End of SMS OTP? RBI’s New Digital Payment Rules Explained (Effective April 2026)

November 24, 2025 By techwithin 0

Beyond the SMS OTP

Effective April 1, 2026, the Reserve Bank of India (RBI) is changing the security framework for every digital payment in the country. While Two-Factor Authentication (2FA) remains mandatory, the system is finally moving past its decade-long reliance on the unreliable SMS One-Time Password (OTP).

The goal of this is The RBI wants to strengthen security while making routine transactions smoother and faster. Fraud detection will be done silently in the background.

The New Security Pillars

A. Risk-Based Authentication (The Silent Security):

  • What it is: Banks will now evaluate every transaction based on contextual parameters like your device’s fingerprint, your location, and your historical transaction profile.
  • The Result: If you pay your usual ₹500 bill from your home laptop, the transaction will be seamless. If you try to pay ₹50,000 from a new device in a new city, the bank will trigger additional security checks (like a biometric scan or a notification via DigiLocker)

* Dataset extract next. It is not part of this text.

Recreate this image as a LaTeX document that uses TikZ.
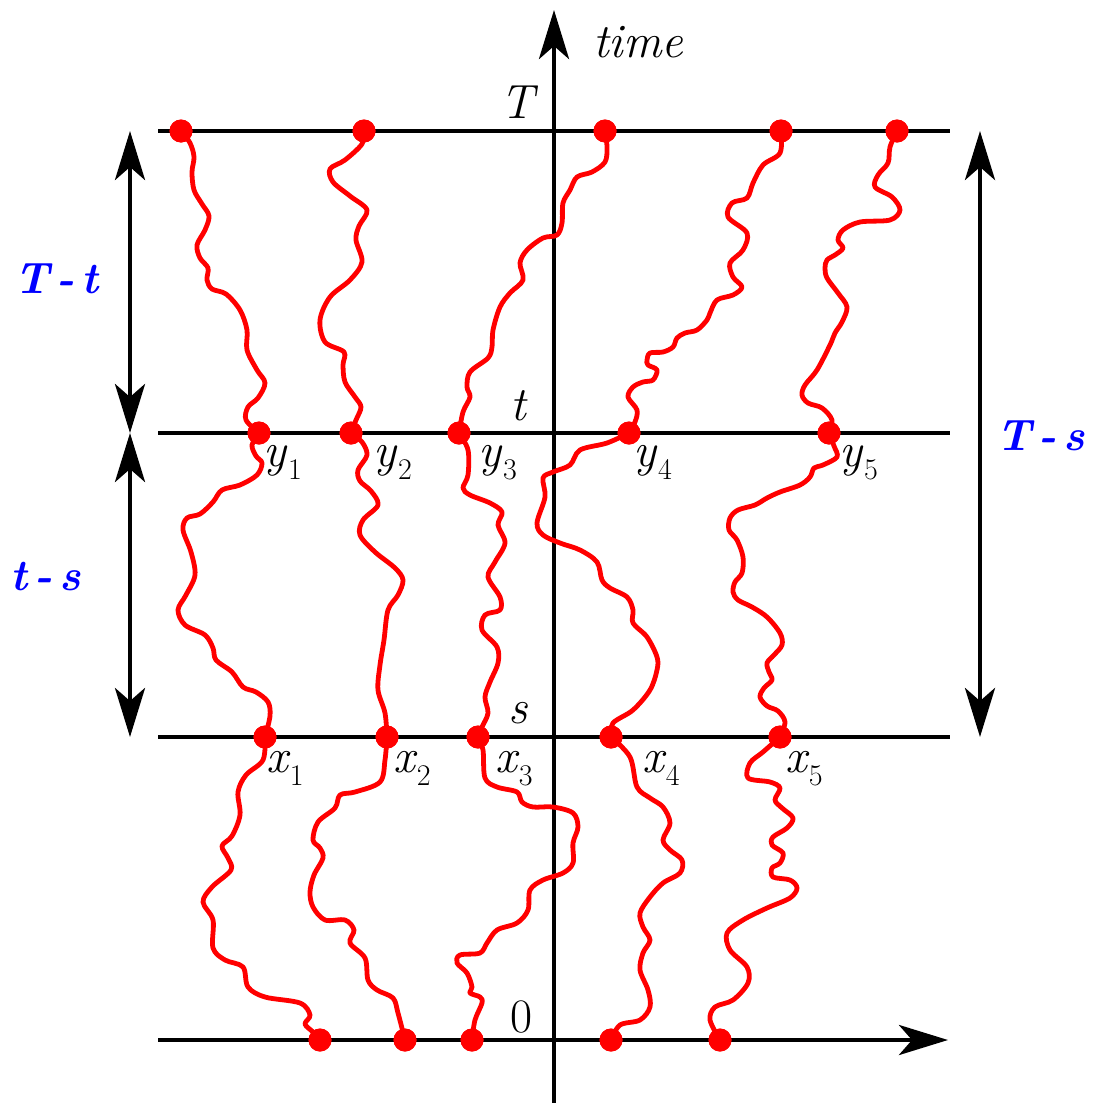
\documentclass[tikz,border=0pt]{standalone}
\usetikzlibrary{arrows.meta}
\newcommand\mysub[1]{\kern2pt\raisebox{-13pt}{\upshape\fontsize{30}{30}\selectfont #1}}
\newcommand\dsh{\kern7pt-\kern7pt}
\begin{document}
\begin{tikzpicture}[x=1pt,y=-1pt,
  >={Stealth[length=49pt,width=30pt,inset=13pt]},
  axis/.style={line width=4.8pt,black},
  walk/.style={line width=4.8pt,red,line join=round,line cap=round},
  dot/.style={circle,fill=red,inner sep=0pt,minimum size=23pt},
  lbl/.style={anchor=base west,inner sep=0pt,font=\fontsize{48}{50}\selectfont\itshape},
  blbl/.style={anchor=base west,inner sep=0pt,text=blue,font=\fontsize{44}{46}\selectfont\bfseries\itshape}]
\useasboundingbox (0,0) rectangle (1093,1103);
% line end points
\coordinate (TL) at (158,131); \coordinate (TR) at (950,131);
\coordinate (tL) at (158,433); \coordinate (tR) at (950,433);
\coordinate (sL) at (158,737); \coordinate (sR) at (950,737);
\coordinate (zL) at (158,1040); \coordinate (zR) at (948,1040);
\coordinate (vB) at (554,1103); \coordinate (vT) at (554,10);
\coordinate (aT) at (130,131); \coordinate (aM) at (130,433); \coordinate (aB) at (130,737);
\coordinate (rT) at (980,131); \coordinate (rB) at (980,737);
\draw[axis] (TL) -- (TR);
\draw[axis] (tL) -- (tR);
\draw[axis] (sL) -- (sR);
\draw[axis,->] (zL) -- (zR);
\draw[axis,->] (vB) -- (vT);
\draw[axis,<->] (aT) -- (aM);
\draw[axis,<->] (aM) -- (aB);
\draw[axis,<->] (rT) -- (rB);
% dots
\node[dot] (a1) at (181,131) {};
\node[dot] (a2) at (364,131) {};
\node[dot] (a3) at (605,131) {};
\node[dot] (a4) at (781,131) {};
\node[dot] (a5) at (897,131) {};
\node[dot] (b1) at (259,433) {};
\node[dot] (b2) at (351,433) {};
\node[dot] (b3) at (459,433) {};
\node[dot] (b4) at (629,433) {};
\node[dot] (b5) at (829,433) {};
\node[dot] (c1) at (265,737) {};
\node[dot] (c2) at (387,737) {};
\node[dot] (c3) at (478,737) {};
\node[dot] (c4) at (611,737) {};
\node[dot] (c5) at (780,737) {};
\node[dot] (d1) at (320,1040) {};
\node[dot] (d2) at (405,1040) {};
\node[dot] (d3) at (472,1040) {};
\node[dot] (d4) at (611,1040) {};
\node[dot] (d5) at (720,1040) {};
% walks
\draw[walk] plot[smooth,tension=0.55] coordinates {(a1.center) (190,143) (194,157) (192,172) (194,190) (202,204) (209,216) (205,230) (197,245) (200,258) (208,268) (207,280) (212,289) (226,294) (240,310) (247,330) (247,350) (257,370) (265,383) (258,398) (248,407) (246,420) (b1.center)};
\draw[walk] plot[smooth,tension=0.55] coordinates {(b1.center) (252,445) (256,456) (262,463) (257,475) (240,485) (222,490) (213,502) (200,514) (187,518) (183,530) (191,552) (195,575) (186,595) (178,610) (185,625) (205,635) (213,648) (216,660) (232,672) (243,687) (256,692) (268,702) (270,716) (c1.center)};
\draw[walk] plot[smooth,tension=0.55] coordinates {(c1.center) (263,760) (246,775) (238,792) (240,815) (232,836) (222,846) (228,858) (231,870) (212,887) (203,902) (213,920) (213,948) (225,960) (243,967) (248,987) (265,997) (300,1003) (310,1015) (305,1024) (313,1032) (d1.center)};
\draw[walk] plot[smooth,tension=0.55] coordinates {(a2.center) (362,144) (345,160) (330,169) (333,182) (350,196) (367,210) (359,226) (356,240) (362,262) (350,280) (330,297) (320,320) (325,342) (344,352) (343,365) (345,382) (355,397) (361,407) (356,420) (b2.center)};
\draw[walk] plot[smooth,tension=0.55] coordinates {(b2.center) (362,442) (367,455) (358,470) (360,481) (371,491) (378,505) (363,520) (360,535) (375,552) (395,568) (403,580) (398,595) (388,610) (384,640) (380,665) (378,690) (385,713) (c2.center)};
\draw[walk] plot[smooth,tension=0.55] coordinates {(c2.center) (385,760) (380,782) (355,792) (340,795) (335,808) (318,822) (313,840) (320,848) (323,858) (314,875) (310,892) (313,907) (325,920) (345,920) (354,930) (350,943) (365,958) (368,980) (377,990) (393,998) (398,1013) (d2.center)};
\draw[walk] plot[smooth,tension=0.55] coordinates {(a3.center) (607,147) (605,162) (592,172) (577,177) (570,190) (563,203) (562,223) (557,235) (543,238) (527,250) (520,263) (523,280) (510,293) (500,307) (493,330) (492,347) (488,358) (470,372) (467,387) (470,397) (463,412) (b3.center)};
\draw[walk] plot[smooth,tension=0.55] coordinates {(b3.center) (468,450) (468,475) (463,488) (470,495) (490,503) (502,512) (498,525) (505,543) (495,562) (488,577) (500,597) (500,610) (485,615) (482,630) (497,647) (498,663) (490,682) (485,697) (488,713) (482,727) (c3.center)};
\draw[walk] plot[smooth,tension=0.55] coordinates {(c3.center) (483,750) (485,778) (497,787) (517,792) (522,802) (533,807) (553,807) (573,813) (578,827) (573,843) (573,863) (563,873) (543,880) (530,890) (528,910) (517,923) (497,930) (487,943) (480,953) (460,955) (457,963) (467,973) (472,987) (470,993) (480,997) (482,1003) (475,1020) (d3.center)};
\draw[walk] plot[smooth,tension=0.55] coordinates {(a4.center) (780,153) (763,165) (753,183) (747,198) (732,203) (728,217) (747,233) (743,250) (730,263) (733,277) (742,287) (733,295) (717,300) (710,313) (707,320) (697,330) (685,333) (677,338) (673,347) (663,352) (650,353) (647,360) (648,365) (657,370) (653,380) (643,382) (633,387) (628,397) (637,410) (635,422) (b4.center)};
\draw[walk] plot[smooth,tension=0.55] coordinates {(b4.center) (607,443) (580,450) (570,465) (553,472) (543,478) (545,497) (537,523) (543,535) (560,543) (580,550) (597,562) (602,580) (610,588) (627,597) (633,610) (633,623) (647,637) (657,657) (657,670) (650,690) (633,710) (613,723) (c4.center)};
\draw[walk] plot[smooth,tension=0.55] coordinates {(c4.center) (630,757) (637,787) (650,798) (663,807) (670,823) (663,840) (670,850) (682,860) (680,873) (663,883) (650,897) (640,913) (643,927) (650,940) (643,953) (640,970) (648,990) (650,1007) (640,1020) (620,1025) (d4.center)};
\draw[walk] plot[smooth,tension=0.55] coordinates {(a5.center) (890,147) (888,163) (878,175) (875,187) (892,197) (900,210) (890,220) (860,222) (843,230) (838,240) (843,248) (835,255) (827,260) (825,268) (827,278) (838,293) (847,307) (842,322) (835,333) (830,345) (817,370) (805,385) (802,395) (808,403) (822,408) (832,420) (b5.center)};
\draw[walk] plot[smooth,tension=0.55] coordinates {(b5.center) (834,446) (837,457) (823,465) (814,468) (810,477) (800,485) (780,492) (767,498) (755,505) (738,510) (730,518) (729,530) (737,540) (743,557) (742,573) (735,582) (733,592) (738,600) (752,607) (767,617) (780,633) (782,645) (774,655) (767,663) (769,672) (772,680) (764,688) (760,697) (767,706) (778,711) (785,722) (c5.center)};
\draw[walk] plot[smooth,tension=0.55] coordinates {(c5.center) (763,752) (750,763) (748,778) (770,782) (780,788) (775,800) (782,808) (793,818) (787,828) (773,837) (772,845) (783,853) (780,863) (772,868) (773,877) (790,880) (797,888) (790,898) (767,908) (743,920) (727,933) (730,950) (747,967) (748,983) (733,1000) (715,1007) (710,1020) (d5.center)};
% redraw dots on top
\foreach \n in {a1,a2,a3,a4,a5,b1,b2,b3,b4,b5,c1,c2,c3,c4,c5,d1,d2,d3,d4,d5}
  \fill[red] (\n.center) circle[radius=11.5pt];
% axis labels
\node[lbl] (ltime) at (593,57) {time};
\node[lbl] (lT) at (500,118) {T};
\node[lbl] (lt) at (510,420) {t};
\node[lbl] (ls) at (508,723) {s};
\node[lbl,font=\fontsize{48}{50}\selectfont\upshape] (l0) at (510,1032) {0};
% point labels
\node[lbl] (ly1) at (263,466) {y\mysub{1}};
\node[lbl] (ly2) at (373,466) {y\mysub{2}};
\node[lbl] (ly3) at (478,466) {y\mysub{3}};
\node[lbl] (ly4) at (633,466) {y\mysub{4}};
\node[lbl] (ly5) at (839,466) {y\mysub{5}};
\node[lbl] (lx1) at (266,772) {x\mysub{1}};
\node[lbl] (lx2) at (393,772) {x\mysub{2}};
\node[lbl] (lx3) at (495,772) {x\mysub{3}};
\node[lbl] (lx4) at (642,772) {x\mysub{4}};
\node[lbl] (lx5) at (785,772) {x\mysub{5}};
% interval labels
\node[blbl] (lTt) at (14,293) {T\dsh t};
\node[blbl] (lts) at (10,590) {t\dsh s};
\node[blbl] (lTs) at (996,450) {T\dsh s};
\end{tikzpicture}
\end{document}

B. Dynamic Authentication:

  • What it is: At least one of your two authentication factors must now be dynamically created (unique to that transaction). This is the death knell for static passwords/PINs that never change.

The Future: This opens the door for Passkeys, Biometrics (Fingerprint/Face ID), and App-Based Tokens to replace the SMS OTP entirely.

Impact on Users & Banks

For You (The User): Expect faster, smoother payments on trusted devices, but expect extra checks (and potentially frustrating rejections) when you travel or use a new browser. The issuer must compensate you in full for any losses due to non-compliance.

For Banks: They must urgently upgrade their infrastructure to support behavioural analytics and integrate new biometric systems by the April 2026 deadline.

International Payments are Getting Tougher (Cross-Border Rules)

The RBI is also addressing the major source of online fraud: international transactions.

Rule: By October 1, 2026, card issuers must implement stronger validation for non-recurring international payments whenever an overseas merchant requests authentication.

Why: This closes a security loophole and makes international shopping with Indian cards much safer.”

Conclusion

The move towards risk-based authentication signals that India’s digital ecosystem is maturing into a Zero-Trust model. While the transition may be slow as banks upgrade their systems, the shift away from the vulnerable SMS OTP to advanced security like biometrics is a massive win for the consumer.